Just as the meteorologist can never guarantee a weather forecast, a technical analyst can never be perfectly certain of future price movements since human behavior is involved.

Figuring out the what and when…

All investors are faced with three basic questions with their investments. What to invest in, when to buy and when to sell. Technical analysis provides a framework for investors to methodically select equities and pick times to buy and sell. Emotion, the investor’s nemesis, is greatly reduced in these decisions since the investor can develop a list of ‘what and when’ rules to follow. Rather than ‘buying and hoping for the best’, technical analysts always know how much risk they are taking and know when to ‘get out while the getting is good’.

Only price and volume only…

Only historical price and volume data is used for technical analysis. The underlying premise of technical analysis is that all known information such as what a company does, its financial results, analyst’s ratings, management performance, politics, news, etc. are reflected in the historical price and volume data. This is a powerful concept since it is impossible to gage how these factors may influence future price separately.
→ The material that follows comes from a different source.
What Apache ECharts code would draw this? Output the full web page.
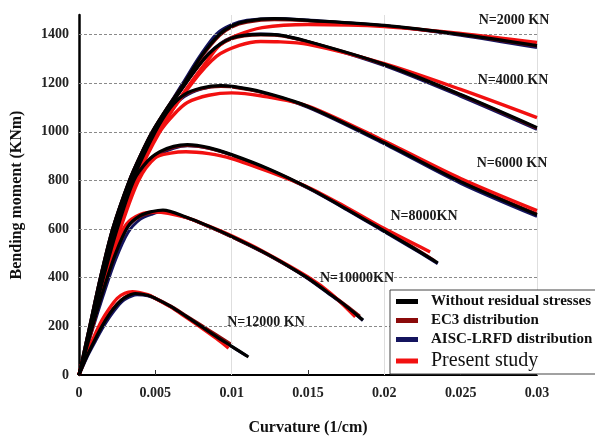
<!DOCTYPE html>
<html>
<head>
<meta charset="utf-8">
<script src="https://cdn.jsdelivr.net/npm/echarts@6/dist/echarts.min.js"></script>
<style>
  html, body { margin: 0; padding: 0; background: #fff; }
  #main { width: 595px; height: 436px; }
</style>
</head>
<body>
<div id="main"></div>
<script>
// tick values
const xTicks = [0.005, 0.01, 0.015, 0.02, 0.025];
const yTicks = [200, 400, 600, 800, 1000, 1200, 1400];

// N = 2000 KN
const without2000 = [[0,0],[0.0007,200],[0.0014,400],[0.0022,600],[0.0033,800],[0.004,900],[0.0048,1000],[0.0058,1100],[0.0069,1200],[0.008,1310],[0.0092,1400],[0.01,1435],[0.011,1455],[0.0128,1465],[0.015,1458],[0.02,1437],[0.025,1400],[0.03,1354]];
const ec3_2000 = [[0,0],[0.0007,200],[0.0014,400],[0.0022,600],[0.0033,800],[0.004,900],[0.0048,1000],[0.0058,1100],[0.0069,1200],[0.008,1305],[0.0092,1395],[0.01,1430],[0.011,1450],[0.0128,1460],[0.015,1456],[0.02,1436],[0.025,1400],[0.03,1352]];
const aisc2000 = [[0,0],[0.0007,200],[0.0014,400],[0.0022,600],[0.0033,800],[0.004,900],[0.0048,1000],[0.0058,1100],[0.0068,1200],[0.0079,1310],[0.009,1402],[0.01,1440],[0.011,1458],[0.0128,1466],[0.015,1459],[0.02,1436],[0.025,1397],[0.03,1346]];
const present2000 = [[0,0],[0.0008,200],[0.0016,400],[0.0025,600],[0.0036,800],[0.0052,1000],[0.0073,1200],[0.0085,1300],[0.0092,1355],[0.0103,1395],[0.012,1428],[0.015,1441],[0.02,1433],[0.025,1404],[0.03,1367]];

// N = 4000 KN
const without4000 = [[0,0],[0.0008,200],[0.0015,400],[0.0023,600],[0.0034,800],[0.0049,1000],[0.007,1200],[0.0085,1320],[0.01,1385],[0.0119,1400],[0.013,1398],[0.015,1371],[0.02,1277],[0.025,1153],[0.03,1017]];
const ec3_4000 = [[0,0],[0.0008,200],[0.0015,400],[0.0023,600],[0.0034,800],[0.0049,1000],[0.007,1200],[0.0085,1318],[0.01,1382],[0.0119,1398],[0.013,1396],[0.015,1370],[0.02,1276],[0.025,1152],[0.03,1015]];
const aisc4000 = [[0,0],[0.0008,200],[0.0015,400],[0.0023,600],[0.0034,800],[0.0049,1000],[0.007,1200],[0.0085,1322],[0.01,1388],[0.0119,1402],[0.013,1399],[0.015,1370],[0.02,1272],[0.025,1146],[0.03,1010]];
const present4000 = [[0,0],[0.0008,200],[0.0016,400],[0.0025,600],[0.0036,800],[0.0052,1000],[0.0074,1200],[0.009,1310],[0.0105,1355],[0.0119,1371],[0.013,1370],[0.015,1359],[0.02,1280],[0.025,1174],[0.03,1058]];

// N = 6000 KN
const without6000 = [[0,0],[0.0008,200],[0.0015,400],[0.0024,600],[0.0035,800],[0.005,1000],[0.006,1100],[0.0069,1153],[0.008,1180],[0.0093,1190],[0.01,1187],[0.0119,1165],[0.015,1104],[0.02,955],[0.025,795],[0.03,659]];
const ec3_6000 = [[0,0],[0.0008,200],[0.0015,400],[0.0024,600],[0.0035,800],[0.005,1000],[0.006,1098],[0.0069,1150],[0.008,1177],[0.0093,1186],[0.01,1184],[0.0119,1163],[0.015,1103],[0.02,956],[0.025,797],[0.03,662]];
const aisc6000 = [[0,0],[0.0008,200],[0.0015,400],[0.0024,600],[0.0035,800],[0.005,995],[0.006,1090],[0.0069,1145],[0.008,1176],[0.0093,1188],[0.01,1186],[0.0119,1163],[0.015,1100],[0.02,950],[0.025,788],[0.03,652]];
const present6000 = [[0,0],[0.0008,200],[0.0016,400],[0.0025,600],[0.0037,800],[0.0053,1000],[0.0062,1070],[0.0071,1120],[0.0085,1150],[0.01,1160],[0.0119,1148],[0.015,1106],[0.02,962],[0.025,808],[0.03,676]];

// N = 8000 KN
const without8000 = [[0,0],[0.0008,200],[0.0016,400],[0.0025,600],[0.0036,800],[0.0045,880],[0.0053,918],[0.0062,940],[0.0071,947],[0.0085,935],[0.01,906],[0.0125,845],[0.015,770],[0.0175,683],[0.02,592],[0.0215,537],[0.0235,461]];
const ec3_8000 = [[0,0],[0.0008,200],[0.0016,400],[0.0025,600],[0.0036,800],[0.0045,878],[0.0053,915],[0.0062,936],[0.0071,943],[0.0085,932],[0.01,904],[0.0125,843],[0.015,770],[0.0175,685],[0.02,594],[0.0215,540],[0.0233,470]];
const aisc8000 = [[0,0],[0.0008,195],[0.0016,390],[0.0025,585],[0.0036,785],[0.0045,868],[0.0053,908],[0.0062,932],[0.0071,942],[0.0085,932],[0.01,904],[0.0125,842],[0.015,768],[0.0175,681],[0.02,589],[0.0215,534],[0.0235,458]];
const present8000 = [[0,0],[0.0009,200],[0.0017,400],[0.0027,600],[0.0039,800],[0.005,893],[0.006,912],[0.007,918],[0.0085,910],[0.01,890],[0.0125,835],[0.015,772],[0.0175,690],[0.02,602],[0.023,506]];

// N = 10000 KN
const without10000 = [[0,0],[0.0008,180],[0.0016,350],[0.0024,500],[0.0032,610],[0.004,655],[0.0048,672],[0.0055,678],[0.007,650],[0.0085,612],[0.01,570],[0.012,508],[0.0138,445],[0.015,398],[0.0165,330],[0.0175,283],[0.0186,226]];
const ec3_10000 = [[0,0],[0.0008,182],[0.0016,352],[0.0024,502],[0.0032,610],[0.004,652],[0.0048,668],[0.0055,674],[0.007,648],[0.0085,610],[0.01,568],[0.012,507],[0.0138,444],[0.015,398],[0.0165,332],[0.0175,286],[0.0184,242]];
const aisc10000 = [[0,0],[0.0008,170],[0.0016,330],[0.0024,475],[0.0032,585],[0.004,640],[0.0048,662],[0.0055,672],[0.007,648],[0.0085,610],[0.01,568],[0.012,506],[0.0138,443],[0.015,396],[0.0165,328],[0.0175,281],[0.0186,224]];
const present10000 = [[0,0],[0.0008,200],[0.0016,380],[0.0024,530],[0.0031,620],[0.004,660],[0.005,670],[0.007,648],[0.0085,612],[0.01,572],[0.012,510],[0.015,403],[0.0165,335],[0.0181,239]];

// N = 12000 KN
const without12000 = [[0,0],[0.0005,75],[0.001,140],[0.0015,200],[0.002,250],[0.0025,290],[0.003,318],[0.0037,335],[0.0045,328],[0.005,315],[0.006,282],[0.007,242],[0.008,200],[0.009,158],[0.01,118],[0.0111,74]];
const ec3_12000 = [[0,0],[0.0005,78],[0.001,145],[0.0015,205],[0.002,255],[0.0025,293],[0.003,320],[0.0036,336],[0.0045,329],[0.005,316],[0.006,284],[0.007,245],[0.008,205],[0.009,165],[0.01,125]];
const aisc12000 = [[0,0],[0.0005,70],[0.001,130],[0.0015,188],[0.002,238],[0.0025,280],[0.003,310],[0.0038,330],[0.0045,326],[0.005,314],[0.006,281],[0.007,241],[0.008,199],[0.009,157],[0.01,117],[0.011,78]];
const present12000 = [[0,0],[0.0005,85],[0.001,160],[0.0015,225],[0.002,275],[0.0025,315],[0.003,336],[0.0035,342],[0.0045,330],[0.005,315],[0.006,280],[0.007,238],[0.008,195],[0.009,150],[0.0098,110]];

const groups = [
  [without2000, ec3_2000, aisc2000, present2000],
  [without4000, ec3_4000, aisc4000, present4000],
  [without6000, ec3_6000, aisc6000, present6000],
  [without8000, ec3_8000, aisc8000, present8000],
  [without10000, ec3_10000, aisc10000, present10000],
  [without12000, ec3_12000, aisc12000, present12000]
];

const names = ['Without residual stresses', 'EC3 distribution', 'AISC-LRFD distribution', 'Present study'];
const colors = ['#000000', '#8b0a0a', '#14145e', '#f21010'];
const widths = [3.2, 3, 3, 3.4];
const zs = [4, 2, 1, 3];

const serif = '"Liberation Serif", "Times New Roman", serif';

const series = [];
groups.forEach(g => {
  g.forEach((d, i) => {
    series.push({
      name: names[i],
      type: 'line',
      data: d,
      smooth: 0.3,
      symbol: 'none',
      z: zs[i] + 2,
      lineStyle: { color: colors[i], width: widths[i] },
      itemStyle: { color: colors[i] }
    });
  });
});

// grid lines: horizontal dashed, vertical light solid
series.push({
  type: 'line',
  data: [],
  silent: true,
  z: 1,
  markLine: {
    silent: true,
    symbol: 'none',
    label: { show: false },
    lineStyle: { color: '#8a8a8a', type: [3, 2], width: 1 },
    data: yTicks.map(v => ({ yAxis: v }))
  }
});
series.push({
  type: 'line',
  data: [],
  silent: true,
  z: 1,
  markLine: {
    silent: true,
    symbol: 'none',
    label: { show: false },
    lineStyle: { color: '#dedede', type: 'solid', width: 1 },
    data: xTicks.map(v => ({ xAxis: v }))
  }
});

const labelStyle = { fontFamily: serif, fontWeight: 'bold', fontSize: 14, fill: '#1a1a1a', align: 'center', verticalAlign: 'middle' };
const nLabels = [
  ['N=2000 KN', 514, 20],
  ['N=4000 KN', 513, 80],
  ['N=6000 KN', 512, 163],
  ['N=8000KN', 424, 216],
  ['N=10000KN', 357, 278],
  ['N=12000 KN', 266, 322]
];

const myChart = echarts.init(document.getElementById('main'));
const option = {
  backgroundColor: '#fff',
  animation: false,
  grid: { left: 79, right: 58, top: 15, bottom: 61, containLabel: false, outerBoundsMode: 'none' },
  xAxis: {
    type: 'value',
    min: 0,
    max: 0.03,
    interval: 0.005,
    name: 'Curvature (1/cm)',
    nameLocation: 'middle',
    nameGap: 45,
    nameTextStyle: { fontFamily: serif, fontWeight: 'bold', fontSize: 16, color: '#111' },
    axisLine: { lineStyle: { color: '#000', width: 2 } },
    axisTick: { inside: true, length: 5, lineStyle: { color: '#333' } },
    axisLabel: { fontFamily: serif, fontWeight: 'bold', fontSize: 14, color: '#222', margin: 11 },
    splitLine: { show: false }
  },
  yAxis: {
    type: 'value',
    min: 0,
    max: 1480,
    interval: 200,
    name: 'Bending moment (KNm)',
    nameLocation: 'middle',
    nameGap: 54,
    nameTextStyle: { fontFamily: serif, fontWeight: 'bold', fontSize: 16, color: '#111' },
    axisLine: { show: true, lineStyle: { color: '#000', width: 2.5 } },
    axisTick: { show: false },
    axisLabel: {
      fontFamily: serif, fontWeight: 'bold', fontSize: 14, color: '#222', margin: 10,
      formatter: v => (v % 200 === 0 ? v : '')
    },
    splitLine: { show: false }
  },
  legend: {
    left: 390,
    top: 290,
    z: 20,
    orient: 'vertical',
    icon: 'rect',
    itemWidth: 22,
    itemHeight: 5,
    itemGap: 4,
    padding: [4, 6, 3, 6],
    backgroundColor: '#fff',
    borderColor: '#444',
    borderWidth: 1,
    textStyle: { fontFamily: serif, fontWeight: 'bold', fontSize: 15, lineHeight: 14, color: '#111', padding: [0, 0, 0, 8] },
    data: [
      { name: names[0] },
      { name: names[1] },
      { name: names[2] },
      { name: names[3], textStyle: { fontWeight: 'normal', fontSize: 20, lineHeight: 16 } }
    ]
  },
  graphic: nLabels.map(l => ({
    type: 'text',
    x: l[1],
    y: l[2],
    z: 10,
    style: Object.assign({ text: l[0] }, labelStyle)
  })),
  series: series
};
myChart.setOption(option);
</script>
</body>
</html>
It is important to understand technical analysis can only be used to determine the likely direction of future prices. It cannot anticipate news events or how investors will respond to them.

The Goal of Technical Analysis


The graph above is a historical price chart for the company Analog Devices, Inc., ticker symbol ADI. The line represents the price of ADI over a period of a year. The price chart illustrates how prices can move up, down or sideways for months at a time. Technical analysis uses methodologies to help indicate when prices are beginning to change direction. The goal of a technical analyst is to buy an equity when the price chart indicates prices are beginning to move up and then sell when the price chart indicates prices are beginning to move sideways or down.

Why Technical Analysis Works

Technical analysis works because price and volume often reveal the collective psychology (the “fear/greed balance”) of a market’s participants. Technical charts can reveal changes in the fear/greed balance soon after those changes occur and that provides opportunities for profitable trades. Technical analysts work to identify charts where the fear/greed balance has recently changed in a predictable manner. They then place trades to try and profit from that change. Once they have bought a stock, technical analysts monitor price and volume for sell signals. Done correctly, trades based on technical analysis carry a higher than average chance of success but disciplined money management techniques must still be used to guard against unforeseen price movements.